On account of having a relationship with him and finding delight in serving him, the psalmist referred to YHWH as his share. Concerned about maintaining an approved relationship with the Most High, he promised to keep God’s words or to observe the commands set forth in the law.

With all his heart or his inner self involved, the psalmist entreated the “face” of YHWH, wanting his “face” to be favorably inclined toward him. The psalmist pleaded that God would be gracious to him or, according to the Septuagint, would show him mercy. He based his appeal on YHWH’s word or the promise the Most High had made to help his servants.

The psalmist thought about his own ways or the manner in which he conducted himself. According to the Septuagint, he considered God’s ways. In his walk or conduct, the psalmist directed his feet to God’s testimonies, letting the divine solemn charges guide his actions. Possibly his reflecting on his own ways may have made him aware of areas where he needed to make adjustments, and this may have prompted him to “turn back” his feet to God’s testimonies, altering his course to be in harmony with them.

Indicative of his eagerness to conduct himself aright, the psalmist spoke of himself as hastening and not delaying to keep God’s commandments. This may indicate that whenever he recognized any straying on his part, he did not hesitate to correct his course.

It appears that wicked persons (“sinners,” LXX) were bent on entangling the psalmist to bring about his ruin, surrounding him as with cords. Nevertheless, he did not forget God’s law but always endeavored to live up to it.

At midnight, while others would be sleeping, the psalmist would get up and praise or appreciatively acknowledge YHWH for his righteous judgments. He highly valued all divine direction.

The psalmist chose as his companions those who had a wholesome fear of or reverential regard for YHWH and who observed his precepts. Association with them would have resulted in mutual encouragement to persist in maintaining upright conduct.

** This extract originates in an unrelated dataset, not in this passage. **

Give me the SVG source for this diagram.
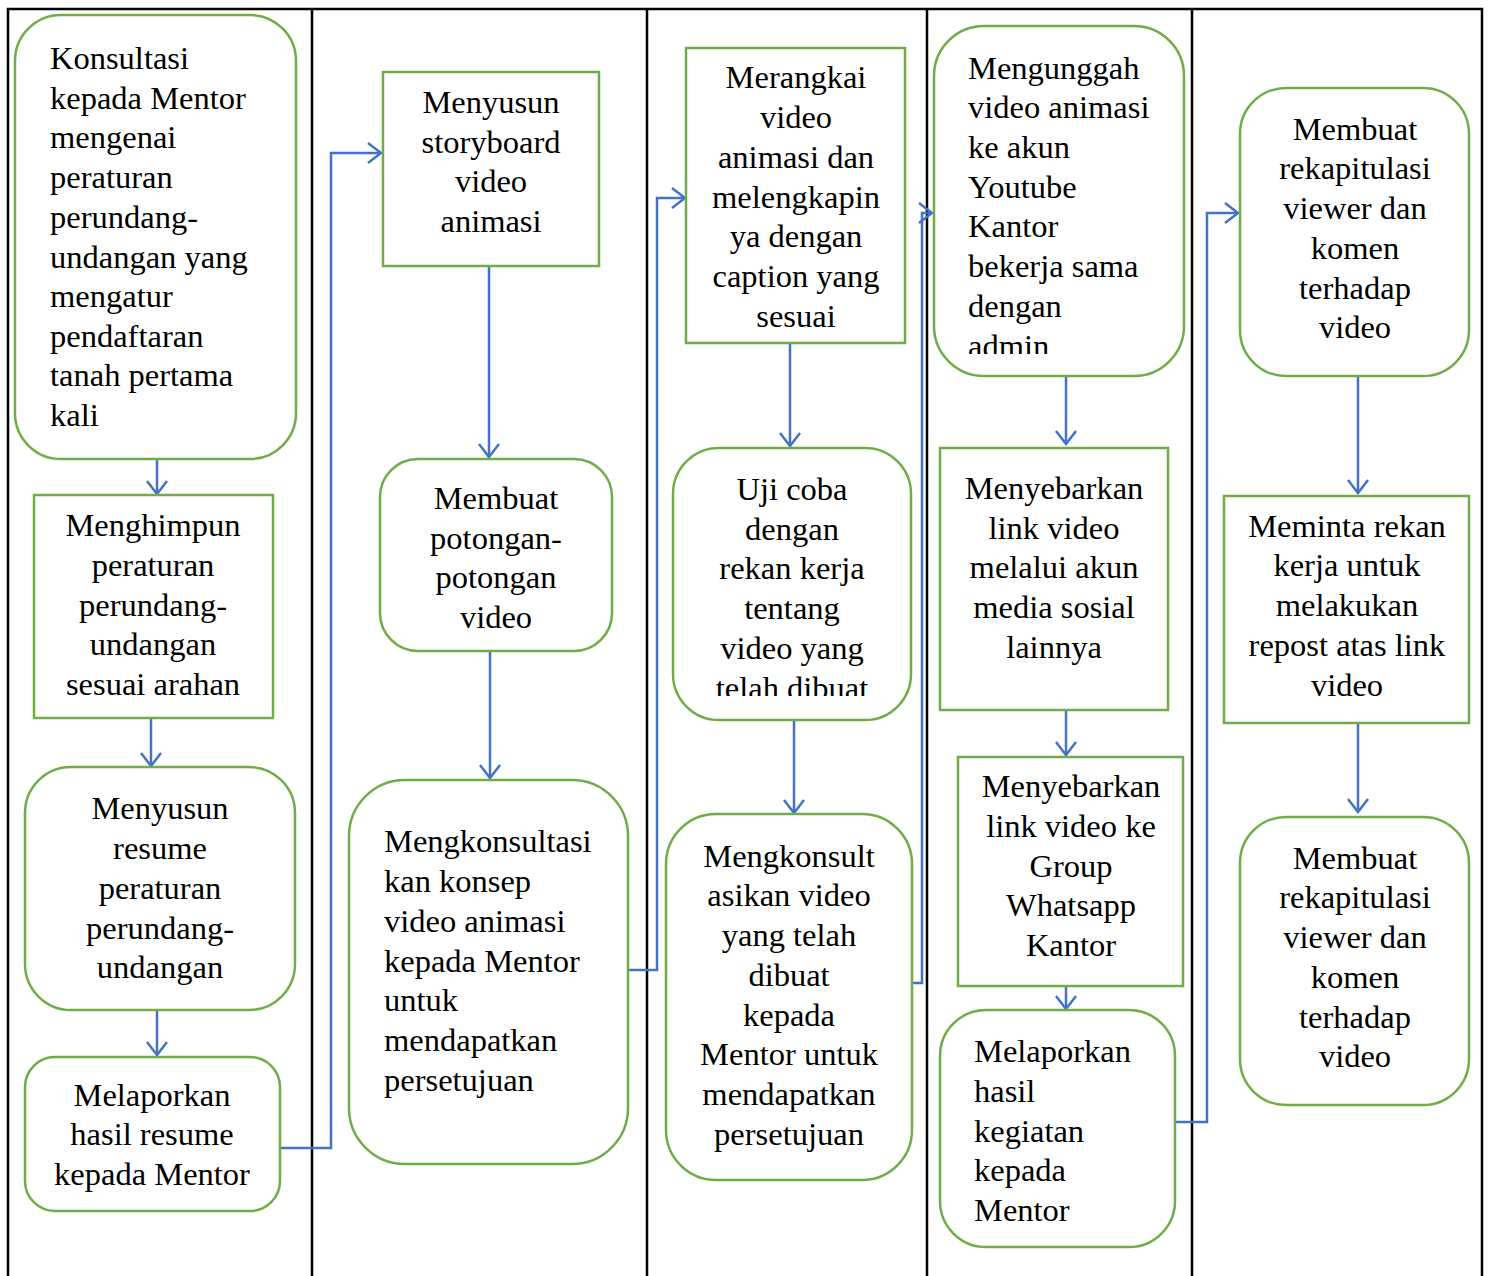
<svg xmlns="http://www.w3.org/2000/svg" width="1488" height="1276" viewBox="0 0 1488 1276">
<style>
.n{fill:#fff;stroke:#70AD47;stroke-width:2.5}
.g{stroke:#000;stroke-width:2.5;fill:none}
.c{fill:none;stroke:#4472C4;stroke-width:2.5}
text{font-family:"Liberation Serif","Times New Roman",serif;font-size:32.5px;fill:#000}
.m{text-anchor:middle}
</style>
<defs>
<marker id="ah" markerWidth="16" markerHeight="24" refX="14" refY="11" orient="auto" markerUnits="userSpaceOnUse">
<path d="M1,1 L14,11 L1,21" fill="none" stroke="#4472C4" stroke-width="2.5"/>
</marker>
<clipPath id="cl9"><rect x="673" y="448" width="238" height="248"/></clipPath>
<clipPath id="cl11"><rect x="934" y="26" width="250" height="328"/></clipPath>
</defs>
<rect width="1488" height="1276" fill="#fff"/>
<g id="grid">
<path class="g" d="M8,1276 V9 H1482 V1276 M312,9 V1276 M647,9 V1276 M927,9 V1276 M1192,9 V1276"/>
</g>
<g id="connectors">
<path class="c" marker-end="url(#ah)" d="M157,459 V494"/>
<path class="c" marker-end="url(#ah)" d="M151,718 V766"/>
<path class="c" marker-end="url(#ah)" d="M157,1010 V1055"/>
<path class="c" marker-end="url(#ah)" d="M280,1148 H331 V153 H381"/>
<path class="c" marker-end="url(#ah)" d="M489,266 V457"/>
<path class="c" marker-end="url(#ah)" d="M490,651 V778"/>
<path class="c" marker-end="url(#ah)" d="M628,970 H657 V198 H685"/>
<path class="c" marker-end="url(#ah)" d="M790,343 V446"/>
<path class="c" marker-end="url(#ah)" d="M794,720 V813"/>
<path class="c" marker-end="url(#ah)" d="M912,983 H922 V213 H932"/>
<path class="c" marker-end="url(#ah)" d="M1066,376 V444"/>
<path class="c" marker-end="url(#ah)" d="M1066,710 V755"/>
<path class="c" marker-end="url(#ah)" d="M1066,986 V1009"/>
<path class="c" marker-end="url(#ah)" d="M1175,1122 H1207 V213 H1238"/>
<path class="c" marker-end="url(#ah)" d="M1358,376 V493"/>
<path class="c" marker-end="url(#ah)" d="M1358,723 V812"/>
</g>
<g id="n1">
<rect class="n" x="15" y="15" width="281" height="444" rx="46"/>
<text x="50" y="69">Konsultasi</text>
<text x="50" y="109">kepada Mentor</text>
<text x="50" y="148">mengenai</text>
<text x="50" y="188">peraturan</text>
<text x="50" y="228">perundang-</text>
<text x="50" y="268">undangan yang</text>
<text x="50" y="307">mengatur</text>
<text x="50" y="347">pendaftaran</text>
<text x="50" y="386">tanah pertama</text>
<text x="50" y="426">kali</text>
</g>
<g id="n2">
<rect class="n" x="34" y="495" width="239" height="223"/>
<text class="m" x="153" y="536">Menghimpun</text>
<text class="m" x="153" y="576">peraturan</text>
<text class="m" x="153" y="616">perundang-</text>
<text class="m" x="153" y="655">undangan</text>
<text class="m" x="153" y="695">sesuai arahan</text>
</g>
<g id="n3">
<rect class="n" x="25" y="767" width="270" height="243" rx="46"/>
<text class="m" x="160" y="819">Menyusun</text>
<text class="m" x="160" y="859">resume</text>
<text class="m" x="160" y="899">peraturan</text>
<text class="m" x="160" y="939">perundang-</text>
<text class="m" x="160" y="978">undangan</text>
</g>
<g id="n4">
<rect class="n" x="25" y="1057" width="255" height="154" rx="30"/>
<text class="m" x="152" y="1106">Melaporkan</text>
<text class="m" x="152" y="1145">hasil resume</text>
<text class="m" x="152" y="1185">kepada Mentor</text>
</g>
<g id="n5">
<rect class="n" x="383" y="72" width="216" height="194"/>
<text class="m" x="491" y="113">Menyusun</text>
<text class="m" x="491" y="153">storyboard</text>
<text class="m" x="491" y="192">video</text>
<text class="m" x="491" y="232">animasi</text>
</g>
<g id="n6">
<rect class="n" x="380" y="459" width="232" height="192" rx="38"/>
<text class="m" x="496" y="509">Membuat</text>
<text class="m" x="496" y="549">potongan-</text>
<text class="m" x="496" y="588">potongan</text>
<text class="m" x="496" y="628">video</text>
</g>
<g id="n7">
<rect class="n" x="349" y="780" width="279" height="384" rx="56"/>
<text x="384" y="852">Mengkonsultasi</text>
<text x="384" y="892">kan konsep</text>
<text x="384" y="932">video animasi</text>
<text x="384" y="972">kepada Mentor</text>
<text x="384" y="1011">untuk</text>
<text x="384" y="1051">mendapatkan</text>
<text x="384" y="1091">persetujuan</text>
</g>
<g id="n8">
<rect class="n" x="686" y="48" width="219" height="295"/>
<text class="m" x="796" y="88">Merangkai</text>
<text class="m" x="796" y="128">video</text>
<text class="m" x="796" y="168">animasi dan</text>
<text class="m" x="796" y="208">melengkapin</text>
<text class="m" x="796" y="247">ya dengan</text>
<text class="m" x="796" y="287">caption yang</text>
<text class="m" x="796" y="327">sesuai</text>
</g>
<g id="n9">
<rect class="n" x="673" y="448" width="238" height="272" rx="46"/>
<g clip-path="url(#cl9)">
<text class="m" x="792" y="500">Uji coba</text>
<text class="m" x="792" y="540">dengan</text>
<text class="m" x="792" y="579">rekan kerja</text>
<text class="m" x="792" y="619">tentang</text>
<text class="m" x="792" y="659">video yang</text>
<text class="m" x="792" y="699">telah dibuat</text>
</g>
</g>
<g id="n10">
<rect class="n" x="666" y="814" width="246" height="366" rx="50"/>
<text class="m" x="789" y="867">Mengkonsult</text>
<text class="m" x="789" y="906">asikan video</text>
<text class="m" x="789" y="946">yang telah</text>
<text class="m" x="789" y="986">dibuat</text>
<text class="m" x="789" y="1026">kepada</text>
<text class="m" x="789" y="1065">Mentor untuk</text>
<text class="m" x="789" y="1105">mendapatkan</text>
<text class="m" x="789" y="1145">persetujuan</text>
</g>
<g id="n11">
<rect class="n" x="934" y="26" width="250" height="350" rx="50"/>
<g clip-path="url(#cl11)">
<text x="968" y="79">Mengunggah</text>
<text x="968" y="118">video animasi</text>
<text x="968" y="158">ke akun</text>
<text x="968" y="198">Youtube</text>
<text x="968" y="237">Kantor</text>
<text x="968" y="277">bekerja sama</text>
<text x="968" y="317">dengan</text>
<text x="968" y="357">admin</text>
</g>
</g>
<g id="n12">
<rect class="n" x="940" y="448" width="228" height="262"/>
<text class="m" x="1054" y="499">Menyebarkan</text>
<text class="m" x="1054" y="539">link video</text>
<text class="m" x="1054" y="578">melalui akun</text>
<text class="m" x="1054" y="618">media sosial</text>
<text class="m" x="1054" y="658">lainnya</text>
</g>
<g id="n13">
<rect class="n" x="958" y="757" width="225" height="229"/>
<text class="m" x="1071" y="797">Menyebarkan</text>
<text class="m" x="1071" y="837">link video ke</text>
<text class="m" x="1071" y="877">Group</text>
<text class="m" x="1071" y="916">Whatsapp</text>
<text class="m" x="1071" y="956">Kantor</text>
</g>
<g id="n14">
<rect class="n" x="940" y="1010" width="235" height="237" rx="46"/>
<text x="974" y="1062">Melaporkan</text>
<text x="974" y="1102">hasil</text>
<text x="974" y="1142">kegiatan</text>
<text x="974" y="1181">kepada</text>
<text x="974" y="1221">Mentor</text>
</g>
<g id="n15">
<rect class="n" x="1240" y="88" width="229" height="288" rx="46"/>
<text class="m" x="1355" y="140">Membuat</text>
<text class="m" x="1355" y="179">rekapitulasi</text>
<text class="m" x="1355" y="219">viewer dan</text>
<text class="m" x="1355" y="259">komen</text>
<text class="m" x="1355" y="299">terhadap</text>
<text class="m" x="1355" y="338">video</text>
</g>
<g id="n16">
<rect class="n" x="1224" y="496" width="245" height="227"/>
<text class="m" x="1347" y="537">Meminta rekan</text>
<text class="m" x="1347" y="576">kerja untuk</text>
<text class="m" x="1347" y="616">melakukan</text>
<text class="m" x="1347" y="656">repost atas link</text>
<text class="m" x="1347" y="696">video</text>
</g>
<g id="n17">
<rect class="n" x="1240" y="817" width="229" height="288" rx="46"/>
<text class="m" x="1355" y="869">Membuat</text>
<text class="m" x="1355" y="908">rekapitulasi</text>
<text class="m" x="1355" y="948">viewer dan</text>
<text class="m" x="1355" y="988">komen</text>
<text class="m" x="1355" y="1028">terhadap</text>
<text class="m" x="1355" y="1067">video</text>
</g>
</svg>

As he looked around, the psalmist could see that the earth or the land was filled with the evidence of God’s abiding love, compassionate care, or “mercy” (LXX). This would have included YHWH’s generous provisions for life and his compassionately responding to the appeals of his servants for help in their time of need. A recognition of the greatness of God’s compassionate concern appears to have engendered within the psalmist a desire to know his statutes fully in order to act in harmony with them. His prayer was, “Teach me your statutes.”